• THE EXERCISE:
Print the lines from the one that contains "Emit a Python" to the one that contains "0.626, 0.43, 0.12]", inclusive, exactly as they appear, and please drop any pictures.

• INFORMATION GIVEN:
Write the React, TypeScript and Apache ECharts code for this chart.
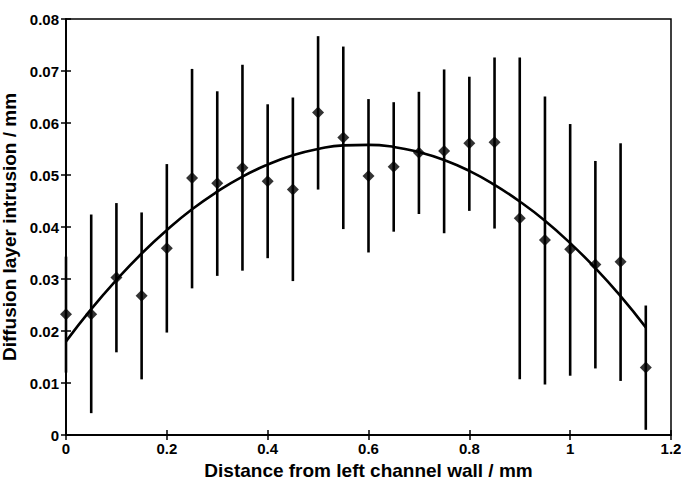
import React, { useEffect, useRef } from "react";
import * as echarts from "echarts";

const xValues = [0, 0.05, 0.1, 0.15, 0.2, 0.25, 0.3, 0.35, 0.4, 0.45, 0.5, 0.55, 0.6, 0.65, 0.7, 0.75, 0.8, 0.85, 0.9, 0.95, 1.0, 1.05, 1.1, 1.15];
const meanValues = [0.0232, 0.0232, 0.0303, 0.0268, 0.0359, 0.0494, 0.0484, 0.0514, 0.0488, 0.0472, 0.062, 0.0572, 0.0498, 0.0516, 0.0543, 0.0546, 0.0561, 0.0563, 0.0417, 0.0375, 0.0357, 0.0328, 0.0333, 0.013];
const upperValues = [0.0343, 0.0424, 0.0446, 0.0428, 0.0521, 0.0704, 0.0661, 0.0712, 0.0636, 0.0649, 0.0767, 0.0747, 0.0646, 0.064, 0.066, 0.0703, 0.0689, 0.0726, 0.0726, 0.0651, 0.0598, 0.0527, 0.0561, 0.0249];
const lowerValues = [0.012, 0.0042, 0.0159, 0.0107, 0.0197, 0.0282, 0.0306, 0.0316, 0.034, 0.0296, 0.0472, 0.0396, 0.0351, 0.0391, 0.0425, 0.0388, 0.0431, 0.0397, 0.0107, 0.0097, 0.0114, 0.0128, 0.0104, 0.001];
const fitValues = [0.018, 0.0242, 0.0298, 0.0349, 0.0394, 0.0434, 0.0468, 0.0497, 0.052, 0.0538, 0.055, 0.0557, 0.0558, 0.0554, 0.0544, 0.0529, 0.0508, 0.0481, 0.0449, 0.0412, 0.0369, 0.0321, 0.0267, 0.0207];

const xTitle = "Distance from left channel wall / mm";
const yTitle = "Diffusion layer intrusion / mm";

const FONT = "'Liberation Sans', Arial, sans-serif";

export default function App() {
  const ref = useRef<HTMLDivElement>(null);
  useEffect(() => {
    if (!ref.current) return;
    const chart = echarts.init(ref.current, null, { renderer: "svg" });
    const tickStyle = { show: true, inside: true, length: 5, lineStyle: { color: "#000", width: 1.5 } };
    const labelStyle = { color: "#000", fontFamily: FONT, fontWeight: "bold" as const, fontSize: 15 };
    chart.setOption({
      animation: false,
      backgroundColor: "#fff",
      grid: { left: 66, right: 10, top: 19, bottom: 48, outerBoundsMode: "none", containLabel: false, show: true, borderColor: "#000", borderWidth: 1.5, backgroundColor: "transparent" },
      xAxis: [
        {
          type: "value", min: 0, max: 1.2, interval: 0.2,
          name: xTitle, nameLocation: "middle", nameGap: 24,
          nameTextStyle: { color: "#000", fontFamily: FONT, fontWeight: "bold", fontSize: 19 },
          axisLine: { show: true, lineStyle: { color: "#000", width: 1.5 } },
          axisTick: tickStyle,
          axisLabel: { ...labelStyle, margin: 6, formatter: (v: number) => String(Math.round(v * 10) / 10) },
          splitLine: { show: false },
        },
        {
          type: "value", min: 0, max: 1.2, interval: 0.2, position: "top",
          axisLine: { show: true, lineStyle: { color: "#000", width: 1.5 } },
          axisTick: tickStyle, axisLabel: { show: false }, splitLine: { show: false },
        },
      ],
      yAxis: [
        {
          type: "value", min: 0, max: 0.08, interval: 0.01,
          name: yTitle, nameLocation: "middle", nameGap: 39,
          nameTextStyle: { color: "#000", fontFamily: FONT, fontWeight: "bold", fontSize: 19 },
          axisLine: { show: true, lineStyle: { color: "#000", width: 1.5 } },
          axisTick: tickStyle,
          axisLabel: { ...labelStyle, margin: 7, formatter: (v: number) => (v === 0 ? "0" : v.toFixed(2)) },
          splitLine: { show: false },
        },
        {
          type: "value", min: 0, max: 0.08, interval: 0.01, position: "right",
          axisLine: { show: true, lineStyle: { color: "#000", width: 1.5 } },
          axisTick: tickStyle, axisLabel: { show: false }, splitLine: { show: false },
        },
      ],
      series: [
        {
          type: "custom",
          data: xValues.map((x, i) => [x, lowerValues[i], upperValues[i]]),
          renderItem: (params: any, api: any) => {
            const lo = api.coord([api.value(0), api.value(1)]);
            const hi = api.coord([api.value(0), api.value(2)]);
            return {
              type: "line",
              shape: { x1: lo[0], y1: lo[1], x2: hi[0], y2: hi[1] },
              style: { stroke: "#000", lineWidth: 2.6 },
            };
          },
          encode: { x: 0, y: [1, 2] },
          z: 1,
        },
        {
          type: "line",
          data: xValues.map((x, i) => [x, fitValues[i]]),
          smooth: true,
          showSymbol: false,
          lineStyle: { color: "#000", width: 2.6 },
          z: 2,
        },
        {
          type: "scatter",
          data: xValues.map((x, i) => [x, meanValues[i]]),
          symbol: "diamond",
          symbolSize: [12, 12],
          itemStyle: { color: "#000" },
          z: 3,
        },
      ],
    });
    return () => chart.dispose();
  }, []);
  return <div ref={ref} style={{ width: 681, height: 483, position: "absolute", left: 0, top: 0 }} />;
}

...

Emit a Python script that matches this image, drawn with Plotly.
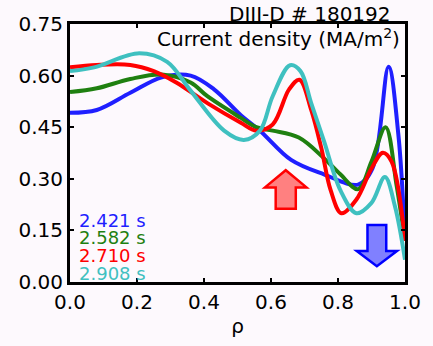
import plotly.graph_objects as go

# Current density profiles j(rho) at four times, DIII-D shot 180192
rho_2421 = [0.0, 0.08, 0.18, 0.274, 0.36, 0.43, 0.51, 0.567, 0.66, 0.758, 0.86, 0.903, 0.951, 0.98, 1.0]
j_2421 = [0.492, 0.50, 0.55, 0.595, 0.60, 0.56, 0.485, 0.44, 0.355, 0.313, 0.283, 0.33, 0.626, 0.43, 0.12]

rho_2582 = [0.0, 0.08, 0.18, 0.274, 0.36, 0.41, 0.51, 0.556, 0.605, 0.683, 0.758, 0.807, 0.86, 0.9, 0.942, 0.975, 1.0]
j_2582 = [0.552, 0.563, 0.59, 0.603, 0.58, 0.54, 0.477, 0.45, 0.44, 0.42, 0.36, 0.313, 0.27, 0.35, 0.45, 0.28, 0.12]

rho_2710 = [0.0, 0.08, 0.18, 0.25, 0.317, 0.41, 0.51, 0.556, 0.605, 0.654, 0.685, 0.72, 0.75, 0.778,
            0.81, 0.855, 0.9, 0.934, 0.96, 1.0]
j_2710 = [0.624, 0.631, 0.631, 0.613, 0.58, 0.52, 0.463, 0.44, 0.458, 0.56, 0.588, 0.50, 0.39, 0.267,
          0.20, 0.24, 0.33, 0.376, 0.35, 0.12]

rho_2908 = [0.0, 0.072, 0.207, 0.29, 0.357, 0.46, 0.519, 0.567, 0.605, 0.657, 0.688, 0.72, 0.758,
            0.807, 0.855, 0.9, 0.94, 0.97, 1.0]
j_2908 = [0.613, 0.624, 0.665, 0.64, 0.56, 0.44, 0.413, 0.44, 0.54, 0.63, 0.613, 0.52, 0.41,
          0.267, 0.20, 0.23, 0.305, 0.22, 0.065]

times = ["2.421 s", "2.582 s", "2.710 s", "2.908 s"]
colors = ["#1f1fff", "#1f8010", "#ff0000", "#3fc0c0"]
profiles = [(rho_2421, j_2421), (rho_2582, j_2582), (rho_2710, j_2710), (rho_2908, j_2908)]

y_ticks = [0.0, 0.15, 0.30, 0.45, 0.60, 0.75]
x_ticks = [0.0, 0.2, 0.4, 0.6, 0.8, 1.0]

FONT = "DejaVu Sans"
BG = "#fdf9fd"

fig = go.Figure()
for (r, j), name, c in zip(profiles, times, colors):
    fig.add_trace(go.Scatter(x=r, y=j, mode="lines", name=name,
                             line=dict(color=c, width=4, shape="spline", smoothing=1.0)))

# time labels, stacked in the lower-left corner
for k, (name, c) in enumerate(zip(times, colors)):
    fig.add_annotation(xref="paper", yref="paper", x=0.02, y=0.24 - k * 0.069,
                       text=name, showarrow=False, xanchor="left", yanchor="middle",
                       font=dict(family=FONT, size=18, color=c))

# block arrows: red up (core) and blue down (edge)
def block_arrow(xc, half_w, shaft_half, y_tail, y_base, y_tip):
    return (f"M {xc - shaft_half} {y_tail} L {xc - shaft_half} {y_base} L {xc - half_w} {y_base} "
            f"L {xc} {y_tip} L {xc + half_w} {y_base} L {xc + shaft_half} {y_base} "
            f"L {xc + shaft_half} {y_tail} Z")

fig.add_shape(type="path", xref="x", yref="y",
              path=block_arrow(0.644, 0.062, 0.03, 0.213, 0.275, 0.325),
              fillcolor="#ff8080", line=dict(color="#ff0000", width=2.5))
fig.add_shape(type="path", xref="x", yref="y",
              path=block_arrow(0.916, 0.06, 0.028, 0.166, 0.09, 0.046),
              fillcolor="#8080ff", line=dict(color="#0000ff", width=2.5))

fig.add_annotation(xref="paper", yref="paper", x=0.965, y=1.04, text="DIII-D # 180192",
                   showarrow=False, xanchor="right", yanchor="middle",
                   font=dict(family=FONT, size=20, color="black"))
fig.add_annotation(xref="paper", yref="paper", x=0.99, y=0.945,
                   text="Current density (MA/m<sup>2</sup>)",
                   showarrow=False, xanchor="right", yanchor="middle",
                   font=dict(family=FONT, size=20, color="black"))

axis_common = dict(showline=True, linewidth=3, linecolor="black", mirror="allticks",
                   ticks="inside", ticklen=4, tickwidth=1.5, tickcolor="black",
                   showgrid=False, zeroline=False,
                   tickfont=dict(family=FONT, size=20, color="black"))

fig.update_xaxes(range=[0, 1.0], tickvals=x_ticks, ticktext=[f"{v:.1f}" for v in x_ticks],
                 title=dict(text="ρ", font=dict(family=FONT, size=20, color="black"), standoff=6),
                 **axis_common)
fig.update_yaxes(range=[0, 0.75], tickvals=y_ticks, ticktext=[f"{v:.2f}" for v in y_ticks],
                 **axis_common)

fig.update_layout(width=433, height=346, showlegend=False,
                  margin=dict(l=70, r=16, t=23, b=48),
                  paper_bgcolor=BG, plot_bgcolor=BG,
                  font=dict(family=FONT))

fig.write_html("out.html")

---

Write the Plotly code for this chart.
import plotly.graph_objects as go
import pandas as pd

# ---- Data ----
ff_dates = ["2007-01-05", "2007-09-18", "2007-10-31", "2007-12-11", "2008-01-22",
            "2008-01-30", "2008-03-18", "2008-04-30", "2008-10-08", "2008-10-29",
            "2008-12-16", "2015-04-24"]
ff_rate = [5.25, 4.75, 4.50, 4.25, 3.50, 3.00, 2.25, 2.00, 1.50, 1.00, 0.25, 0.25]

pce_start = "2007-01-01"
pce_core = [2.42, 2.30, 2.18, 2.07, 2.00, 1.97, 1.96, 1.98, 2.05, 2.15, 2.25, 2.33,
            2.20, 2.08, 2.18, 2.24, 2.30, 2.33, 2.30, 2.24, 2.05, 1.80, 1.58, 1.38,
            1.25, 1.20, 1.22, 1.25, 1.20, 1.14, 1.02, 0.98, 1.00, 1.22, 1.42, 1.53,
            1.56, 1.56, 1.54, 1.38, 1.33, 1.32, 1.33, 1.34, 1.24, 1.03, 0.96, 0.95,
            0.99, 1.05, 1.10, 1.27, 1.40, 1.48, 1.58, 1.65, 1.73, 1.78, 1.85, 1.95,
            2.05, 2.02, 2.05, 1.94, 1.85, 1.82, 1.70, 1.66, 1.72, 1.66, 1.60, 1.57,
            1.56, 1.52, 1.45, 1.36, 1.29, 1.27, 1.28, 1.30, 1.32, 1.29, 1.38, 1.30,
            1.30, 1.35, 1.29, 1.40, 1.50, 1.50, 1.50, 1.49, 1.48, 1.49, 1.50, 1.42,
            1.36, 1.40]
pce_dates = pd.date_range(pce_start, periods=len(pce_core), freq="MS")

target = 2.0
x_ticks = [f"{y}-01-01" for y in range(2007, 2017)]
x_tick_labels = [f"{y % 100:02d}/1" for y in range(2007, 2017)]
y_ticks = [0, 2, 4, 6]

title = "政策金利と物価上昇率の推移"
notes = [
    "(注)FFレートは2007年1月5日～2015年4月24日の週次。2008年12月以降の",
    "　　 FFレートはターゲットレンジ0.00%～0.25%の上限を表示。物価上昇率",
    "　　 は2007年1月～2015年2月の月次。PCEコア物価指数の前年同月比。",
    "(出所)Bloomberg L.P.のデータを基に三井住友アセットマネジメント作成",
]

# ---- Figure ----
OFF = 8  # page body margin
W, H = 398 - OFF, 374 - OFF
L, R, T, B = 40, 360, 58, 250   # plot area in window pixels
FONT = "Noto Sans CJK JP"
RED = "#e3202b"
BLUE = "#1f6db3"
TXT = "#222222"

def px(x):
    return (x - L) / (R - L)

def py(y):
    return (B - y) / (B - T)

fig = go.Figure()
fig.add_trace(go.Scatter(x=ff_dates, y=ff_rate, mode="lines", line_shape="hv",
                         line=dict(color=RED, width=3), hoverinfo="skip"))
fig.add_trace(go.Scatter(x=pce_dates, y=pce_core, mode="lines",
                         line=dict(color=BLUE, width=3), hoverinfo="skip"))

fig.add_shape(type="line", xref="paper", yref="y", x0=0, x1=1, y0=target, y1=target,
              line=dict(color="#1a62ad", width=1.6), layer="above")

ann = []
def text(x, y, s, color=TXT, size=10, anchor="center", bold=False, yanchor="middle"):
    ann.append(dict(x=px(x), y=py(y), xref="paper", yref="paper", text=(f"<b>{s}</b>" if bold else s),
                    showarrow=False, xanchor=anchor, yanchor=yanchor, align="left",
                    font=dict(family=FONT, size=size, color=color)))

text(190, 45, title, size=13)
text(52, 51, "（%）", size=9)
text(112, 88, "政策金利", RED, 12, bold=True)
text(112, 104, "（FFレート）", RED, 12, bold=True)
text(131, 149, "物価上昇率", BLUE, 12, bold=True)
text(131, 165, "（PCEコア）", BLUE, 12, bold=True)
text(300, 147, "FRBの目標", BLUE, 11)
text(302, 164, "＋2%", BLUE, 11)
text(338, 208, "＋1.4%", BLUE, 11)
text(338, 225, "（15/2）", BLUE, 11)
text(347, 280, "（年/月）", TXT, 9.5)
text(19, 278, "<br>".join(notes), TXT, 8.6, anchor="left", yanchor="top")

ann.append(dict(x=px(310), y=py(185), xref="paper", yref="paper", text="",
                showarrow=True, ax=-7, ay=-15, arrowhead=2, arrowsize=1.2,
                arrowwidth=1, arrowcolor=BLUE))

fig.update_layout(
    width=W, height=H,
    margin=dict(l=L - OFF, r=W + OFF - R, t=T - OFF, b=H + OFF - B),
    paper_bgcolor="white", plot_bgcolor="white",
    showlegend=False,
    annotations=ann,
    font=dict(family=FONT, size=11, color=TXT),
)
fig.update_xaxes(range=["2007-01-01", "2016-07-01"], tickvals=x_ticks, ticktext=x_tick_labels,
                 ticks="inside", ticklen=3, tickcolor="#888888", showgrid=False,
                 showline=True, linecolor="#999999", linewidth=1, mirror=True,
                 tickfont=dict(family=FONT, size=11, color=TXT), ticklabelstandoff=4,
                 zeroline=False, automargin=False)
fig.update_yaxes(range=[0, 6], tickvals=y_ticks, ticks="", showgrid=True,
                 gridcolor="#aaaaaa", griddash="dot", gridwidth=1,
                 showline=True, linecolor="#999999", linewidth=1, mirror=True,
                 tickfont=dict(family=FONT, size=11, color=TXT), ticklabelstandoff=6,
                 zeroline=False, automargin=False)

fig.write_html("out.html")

• RESULT OF THE TASK:
Emit a Python script that matches this image, drawn with Plotly.
import plotly.graph_objects as go

# Current density profiles j(rho) at four times, DIII-D shot 180192
rho_2421 = [0.0, 0.08, 0.18, 0.274, 0.36, 0.43, 0.51, 0.567, 0.66, 0.758, 0.86, 0.903, 0.951, 0.98, 1.0]
j_2421 = [0.492, 0.50, 0.55, 0.595, 0.60, 0.56, 0.485, 0.44, 0.355, 0.313, 0.283, 0.33, 0.626, 0.43, 0.12]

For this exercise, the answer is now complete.